> **THE PROBLEM**: Find the string "chart" in the listing and report every line that has it.

— begin —

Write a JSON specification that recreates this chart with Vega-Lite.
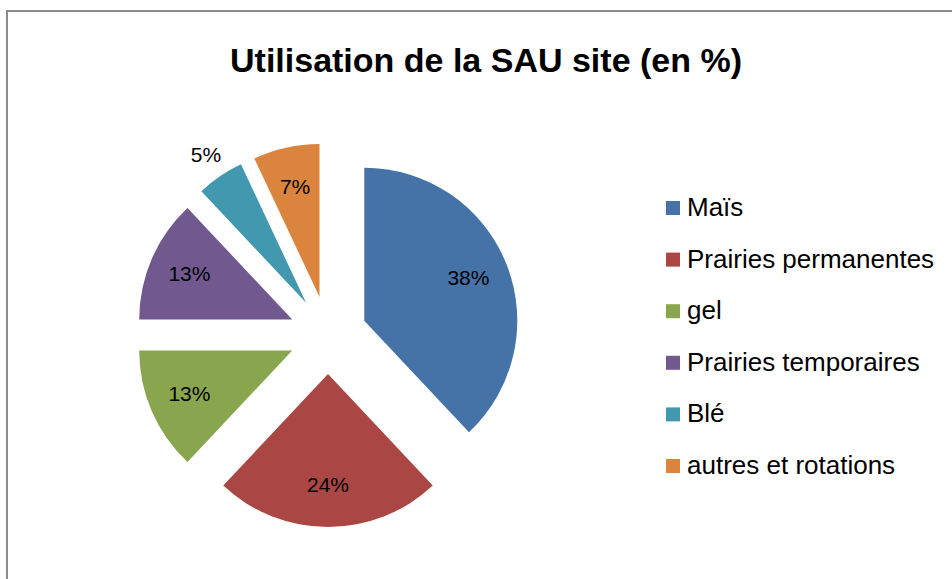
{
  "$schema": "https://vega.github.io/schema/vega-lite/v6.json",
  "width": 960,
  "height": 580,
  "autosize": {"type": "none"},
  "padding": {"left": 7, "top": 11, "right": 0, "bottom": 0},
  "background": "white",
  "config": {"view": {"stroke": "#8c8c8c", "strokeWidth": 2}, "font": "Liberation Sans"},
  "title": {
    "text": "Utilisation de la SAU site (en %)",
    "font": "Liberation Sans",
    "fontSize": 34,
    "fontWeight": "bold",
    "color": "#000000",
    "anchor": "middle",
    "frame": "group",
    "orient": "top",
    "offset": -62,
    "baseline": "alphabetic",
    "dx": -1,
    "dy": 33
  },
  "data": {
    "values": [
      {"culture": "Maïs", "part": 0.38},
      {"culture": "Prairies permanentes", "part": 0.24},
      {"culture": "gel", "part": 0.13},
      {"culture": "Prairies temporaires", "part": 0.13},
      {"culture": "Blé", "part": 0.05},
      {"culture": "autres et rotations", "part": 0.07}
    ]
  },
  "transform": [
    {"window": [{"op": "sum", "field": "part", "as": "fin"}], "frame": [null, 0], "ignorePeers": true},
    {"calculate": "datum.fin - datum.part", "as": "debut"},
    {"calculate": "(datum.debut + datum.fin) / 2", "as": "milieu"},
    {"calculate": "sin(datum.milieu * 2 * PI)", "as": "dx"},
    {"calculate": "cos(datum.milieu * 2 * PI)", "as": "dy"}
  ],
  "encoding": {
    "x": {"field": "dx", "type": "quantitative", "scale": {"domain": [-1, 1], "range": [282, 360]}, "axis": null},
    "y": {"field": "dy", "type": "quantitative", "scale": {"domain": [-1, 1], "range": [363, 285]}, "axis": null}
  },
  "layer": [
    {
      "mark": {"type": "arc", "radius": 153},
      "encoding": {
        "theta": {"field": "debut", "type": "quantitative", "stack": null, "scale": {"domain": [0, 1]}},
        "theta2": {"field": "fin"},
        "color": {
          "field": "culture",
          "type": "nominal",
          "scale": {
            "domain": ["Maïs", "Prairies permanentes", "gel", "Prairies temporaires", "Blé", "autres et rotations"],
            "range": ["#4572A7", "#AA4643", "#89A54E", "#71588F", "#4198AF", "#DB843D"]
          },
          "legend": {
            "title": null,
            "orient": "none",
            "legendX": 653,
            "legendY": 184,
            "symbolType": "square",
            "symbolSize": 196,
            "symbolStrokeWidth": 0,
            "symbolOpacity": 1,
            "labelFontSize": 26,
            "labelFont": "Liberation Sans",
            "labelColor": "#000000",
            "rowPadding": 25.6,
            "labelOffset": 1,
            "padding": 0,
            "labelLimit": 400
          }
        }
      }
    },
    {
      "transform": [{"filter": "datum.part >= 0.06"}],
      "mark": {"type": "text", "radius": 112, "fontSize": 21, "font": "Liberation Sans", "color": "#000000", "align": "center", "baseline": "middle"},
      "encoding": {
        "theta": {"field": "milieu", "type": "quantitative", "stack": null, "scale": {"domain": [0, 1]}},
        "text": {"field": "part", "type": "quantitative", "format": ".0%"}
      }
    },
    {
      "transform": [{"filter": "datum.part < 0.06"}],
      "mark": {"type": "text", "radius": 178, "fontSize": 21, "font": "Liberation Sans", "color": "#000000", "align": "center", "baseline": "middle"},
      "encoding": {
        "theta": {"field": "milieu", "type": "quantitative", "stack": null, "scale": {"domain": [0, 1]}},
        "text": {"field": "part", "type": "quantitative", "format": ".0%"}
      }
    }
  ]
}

— end —
— begin —

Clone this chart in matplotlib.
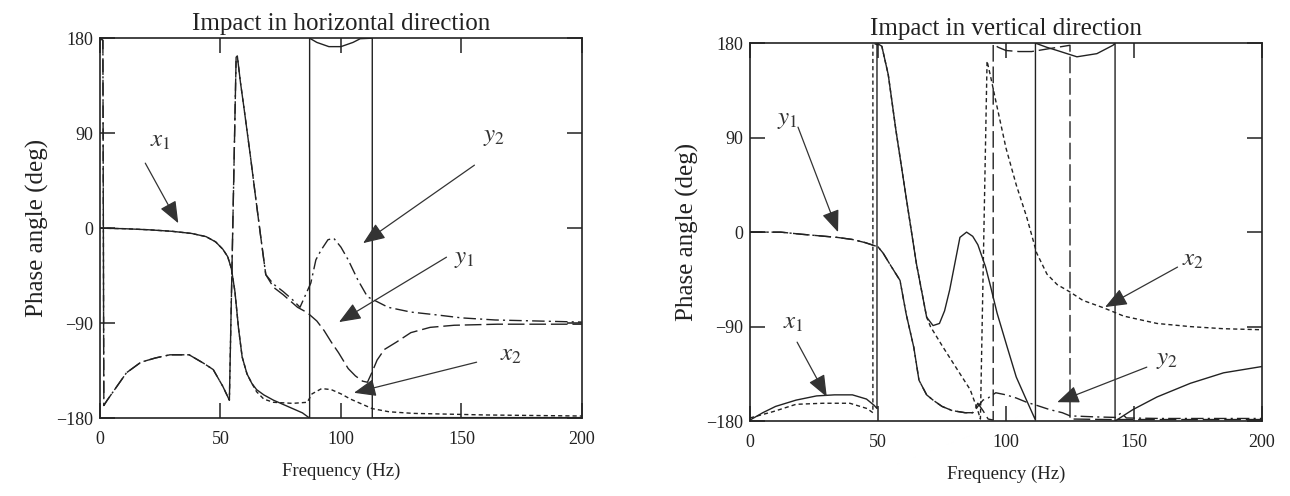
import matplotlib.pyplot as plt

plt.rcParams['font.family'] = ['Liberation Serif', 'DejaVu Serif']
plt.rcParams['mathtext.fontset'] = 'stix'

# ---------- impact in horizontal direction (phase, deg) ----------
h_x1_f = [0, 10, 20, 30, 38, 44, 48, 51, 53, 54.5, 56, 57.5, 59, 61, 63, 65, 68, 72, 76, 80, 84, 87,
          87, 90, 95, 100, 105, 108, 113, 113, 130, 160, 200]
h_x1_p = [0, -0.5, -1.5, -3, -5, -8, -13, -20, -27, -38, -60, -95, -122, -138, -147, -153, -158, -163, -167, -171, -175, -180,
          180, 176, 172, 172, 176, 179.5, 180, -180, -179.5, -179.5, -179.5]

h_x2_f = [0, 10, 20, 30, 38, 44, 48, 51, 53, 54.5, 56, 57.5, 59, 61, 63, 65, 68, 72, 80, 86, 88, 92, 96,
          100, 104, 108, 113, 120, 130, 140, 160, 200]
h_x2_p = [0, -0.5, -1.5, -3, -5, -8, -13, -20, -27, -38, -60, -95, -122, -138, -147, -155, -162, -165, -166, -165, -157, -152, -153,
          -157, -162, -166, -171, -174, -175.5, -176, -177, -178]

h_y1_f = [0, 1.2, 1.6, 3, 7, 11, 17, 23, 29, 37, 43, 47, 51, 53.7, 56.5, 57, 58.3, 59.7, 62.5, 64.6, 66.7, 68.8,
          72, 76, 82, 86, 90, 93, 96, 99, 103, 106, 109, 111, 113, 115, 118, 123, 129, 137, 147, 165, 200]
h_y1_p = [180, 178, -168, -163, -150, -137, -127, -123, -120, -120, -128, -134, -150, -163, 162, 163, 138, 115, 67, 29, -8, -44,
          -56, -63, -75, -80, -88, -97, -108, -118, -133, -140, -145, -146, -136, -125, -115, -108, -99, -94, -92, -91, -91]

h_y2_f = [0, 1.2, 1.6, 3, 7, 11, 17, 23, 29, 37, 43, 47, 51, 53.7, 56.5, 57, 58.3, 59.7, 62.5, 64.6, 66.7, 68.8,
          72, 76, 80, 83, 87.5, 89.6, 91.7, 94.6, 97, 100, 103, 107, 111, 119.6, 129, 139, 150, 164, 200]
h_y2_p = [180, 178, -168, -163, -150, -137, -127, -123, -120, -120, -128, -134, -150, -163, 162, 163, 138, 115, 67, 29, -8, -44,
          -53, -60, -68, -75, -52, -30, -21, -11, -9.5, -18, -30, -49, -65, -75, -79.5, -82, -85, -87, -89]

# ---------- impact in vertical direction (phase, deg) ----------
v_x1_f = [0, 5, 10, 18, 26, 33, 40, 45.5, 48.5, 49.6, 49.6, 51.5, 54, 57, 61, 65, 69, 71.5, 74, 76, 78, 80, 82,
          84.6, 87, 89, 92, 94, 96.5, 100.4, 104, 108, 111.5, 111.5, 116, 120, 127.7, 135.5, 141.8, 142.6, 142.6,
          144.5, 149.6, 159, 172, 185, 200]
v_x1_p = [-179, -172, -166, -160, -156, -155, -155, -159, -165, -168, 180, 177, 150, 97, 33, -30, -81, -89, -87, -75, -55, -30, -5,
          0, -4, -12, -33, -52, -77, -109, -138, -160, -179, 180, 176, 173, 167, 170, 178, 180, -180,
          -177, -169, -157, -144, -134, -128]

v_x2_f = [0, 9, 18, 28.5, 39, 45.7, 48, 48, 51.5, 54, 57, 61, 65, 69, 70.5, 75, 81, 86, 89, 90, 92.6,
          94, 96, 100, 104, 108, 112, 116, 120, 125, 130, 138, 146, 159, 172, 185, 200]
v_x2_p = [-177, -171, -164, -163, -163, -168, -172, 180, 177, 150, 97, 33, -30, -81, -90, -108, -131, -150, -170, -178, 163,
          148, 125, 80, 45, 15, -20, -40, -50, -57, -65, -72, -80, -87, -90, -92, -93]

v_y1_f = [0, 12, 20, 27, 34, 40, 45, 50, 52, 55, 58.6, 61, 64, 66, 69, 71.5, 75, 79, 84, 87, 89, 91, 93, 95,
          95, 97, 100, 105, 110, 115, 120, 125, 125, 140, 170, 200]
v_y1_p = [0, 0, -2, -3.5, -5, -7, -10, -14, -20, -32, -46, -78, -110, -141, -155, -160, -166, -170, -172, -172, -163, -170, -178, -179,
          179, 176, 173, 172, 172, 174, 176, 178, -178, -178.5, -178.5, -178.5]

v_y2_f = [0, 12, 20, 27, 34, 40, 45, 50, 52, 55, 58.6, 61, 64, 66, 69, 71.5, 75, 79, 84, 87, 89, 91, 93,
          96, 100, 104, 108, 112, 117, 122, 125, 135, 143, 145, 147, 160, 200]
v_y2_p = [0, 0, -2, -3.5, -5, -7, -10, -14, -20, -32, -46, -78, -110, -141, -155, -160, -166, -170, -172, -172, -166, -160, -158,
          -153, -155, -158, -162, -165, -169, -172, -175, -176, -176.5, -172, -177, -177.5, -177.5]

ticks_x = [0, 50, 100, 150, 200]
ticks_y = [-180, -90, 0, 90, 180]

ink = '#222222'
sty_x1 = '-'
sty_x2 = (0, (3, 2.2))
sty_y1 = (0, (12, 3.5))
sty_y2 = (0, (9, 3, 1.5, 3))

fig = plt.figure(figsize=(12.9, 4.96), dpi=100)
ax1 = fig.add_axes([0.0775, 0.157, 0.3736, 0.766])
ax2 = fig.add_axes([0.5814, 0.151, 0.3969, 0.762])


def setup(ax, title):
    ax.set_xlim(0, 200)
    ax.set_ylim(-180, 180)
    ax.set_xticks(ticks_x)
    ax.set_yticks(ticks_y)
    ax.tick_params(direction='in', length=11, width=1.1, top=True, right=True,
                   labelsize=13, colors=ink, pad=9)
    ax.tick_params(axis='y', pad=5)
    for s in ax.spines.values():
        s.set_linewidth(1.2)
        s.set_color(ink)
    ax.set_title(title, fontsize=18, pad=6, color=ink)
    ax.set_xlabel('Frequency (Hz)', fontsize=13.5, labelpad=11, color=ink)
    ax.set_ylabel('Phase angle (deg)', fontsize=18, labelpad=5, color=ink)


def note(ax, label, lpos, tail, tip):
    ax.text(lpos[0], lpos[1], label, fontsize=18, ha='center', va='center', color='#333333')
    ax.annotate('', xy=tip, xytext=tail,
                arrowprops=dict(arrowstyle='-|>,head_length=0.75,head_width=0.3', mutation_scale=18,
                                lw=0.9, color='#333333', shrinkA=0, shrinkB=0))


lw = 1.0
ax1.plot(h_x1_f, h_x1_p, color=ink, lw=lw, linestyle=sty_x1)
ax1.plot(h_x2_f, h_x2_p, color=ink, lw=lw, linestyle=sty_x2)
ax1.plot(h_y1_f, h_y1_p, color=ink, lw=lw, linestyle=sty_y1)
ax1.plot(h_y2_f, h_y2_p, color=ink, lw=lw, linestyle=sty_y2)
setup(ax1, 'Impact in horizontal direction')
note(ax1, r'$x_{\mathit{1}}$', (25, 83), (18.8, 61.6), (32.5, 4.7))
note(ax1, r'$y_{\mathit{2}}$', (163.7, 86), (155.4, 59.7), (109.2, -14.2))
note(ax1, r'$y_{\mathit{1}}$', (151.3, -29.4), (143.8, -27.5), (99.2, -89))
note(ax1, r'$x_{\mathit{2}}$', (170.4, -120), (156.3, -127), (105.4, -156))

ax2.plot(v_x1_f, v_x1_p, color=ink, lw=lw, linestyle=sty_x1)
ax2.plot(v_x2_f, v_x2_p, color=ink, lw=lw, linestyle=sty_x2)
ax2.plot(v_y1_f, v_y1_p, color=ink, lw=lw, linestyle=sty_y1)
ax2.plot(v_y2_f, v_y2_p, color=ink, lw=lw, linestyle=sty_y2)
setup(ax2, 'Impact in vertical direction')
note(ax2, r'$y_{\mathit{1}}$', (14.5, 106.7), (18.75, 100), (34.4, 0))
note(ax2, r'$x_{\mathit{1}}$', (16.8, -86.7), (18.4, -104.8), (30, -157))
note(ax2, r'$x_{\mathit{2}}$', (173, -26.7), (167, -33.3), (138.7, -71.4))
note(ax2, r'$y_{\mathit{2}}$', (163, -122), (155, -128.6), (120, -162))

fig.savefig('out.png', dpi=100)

— end —

> **RIGHT ANSWER**:
Write a JSON specification that recreates this chart with Vega-Lite.
Clone this chart in matplotlib.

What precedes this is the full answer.